Yet Another Thought on Immigration

The Wall Street Journal has another article on immigration, entitled, tellingly enough, “Washington’s New Twist on Human Sacrifice.”  The sacrifice?  Sending away foreign students who’ve graduated from our colleges and universities, rather than making it easy for them to stay.  And maybe naturalize.

The WSJ, among other things, provided a list of immigration bills that have failed passage:

  • Stopping Trained in America PhDs from Leaving the Economy Act
  • Advanced Degree Visa Bill
  • Startup Act
  • Immigration Driving Entrepreneurship in America Act
  • Benefits to Research and American Innovation through Nationality Statutes Act

And the Science, Technology, Engineering, and Math Jobs Act, proposed this year by Congressman Lamar Smith (R, TX), which treatment in Congress was typical.  This bill would have granted visas to graduates from qualifying universities in the hard sciences instead of the current program, a lottery for a limited numbers of visas, with the limits based on national origin.
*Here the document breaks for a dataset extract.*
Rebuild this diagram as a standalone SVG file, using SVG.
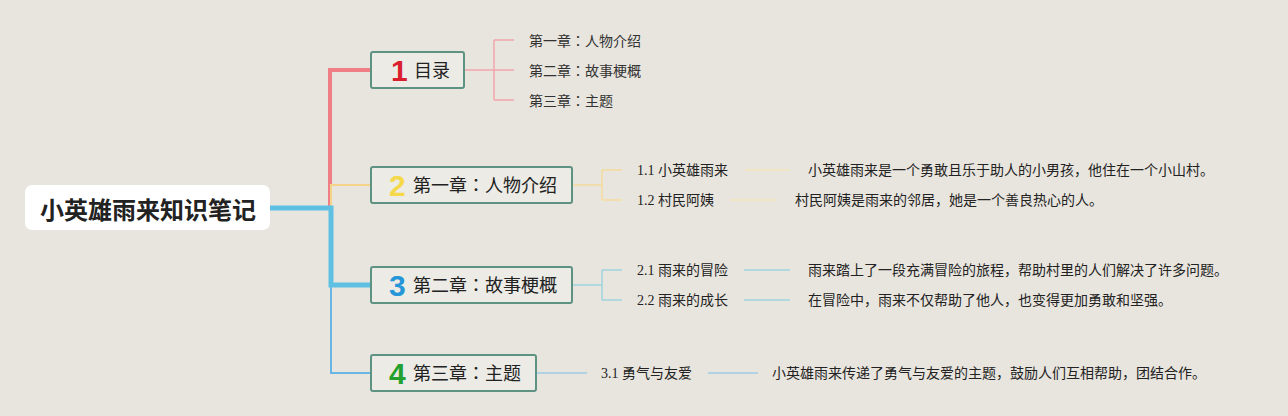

As Congressman Smith said,

Unfortunately, the Democrats voted today [20 Sep 12] to send the best and brightest foreign graduates back home to work for our global competitors.

And there’s this, a bit ago, from Steve Jobs on conversations he and a group of Silicon Valley execs he’d put together had with Democratic Presidential Candidate Barack Obama:

The president is very smart, but he kept explaining to us reasons why things can’t get done.  It infuriates me.

What’s up with all this obstruction?  Do we want immigration and immigrants, or do we not?  Progressives oppose school/education reform, and they oppose steps to welcome trained, talented, intelligent folks from other countries into our nation.  What’s up with that?

If Progressives put as much energy into doing things as they do to blocking them, we’d be a whole lot better off today, three years after the “end” of the Panic of 2008.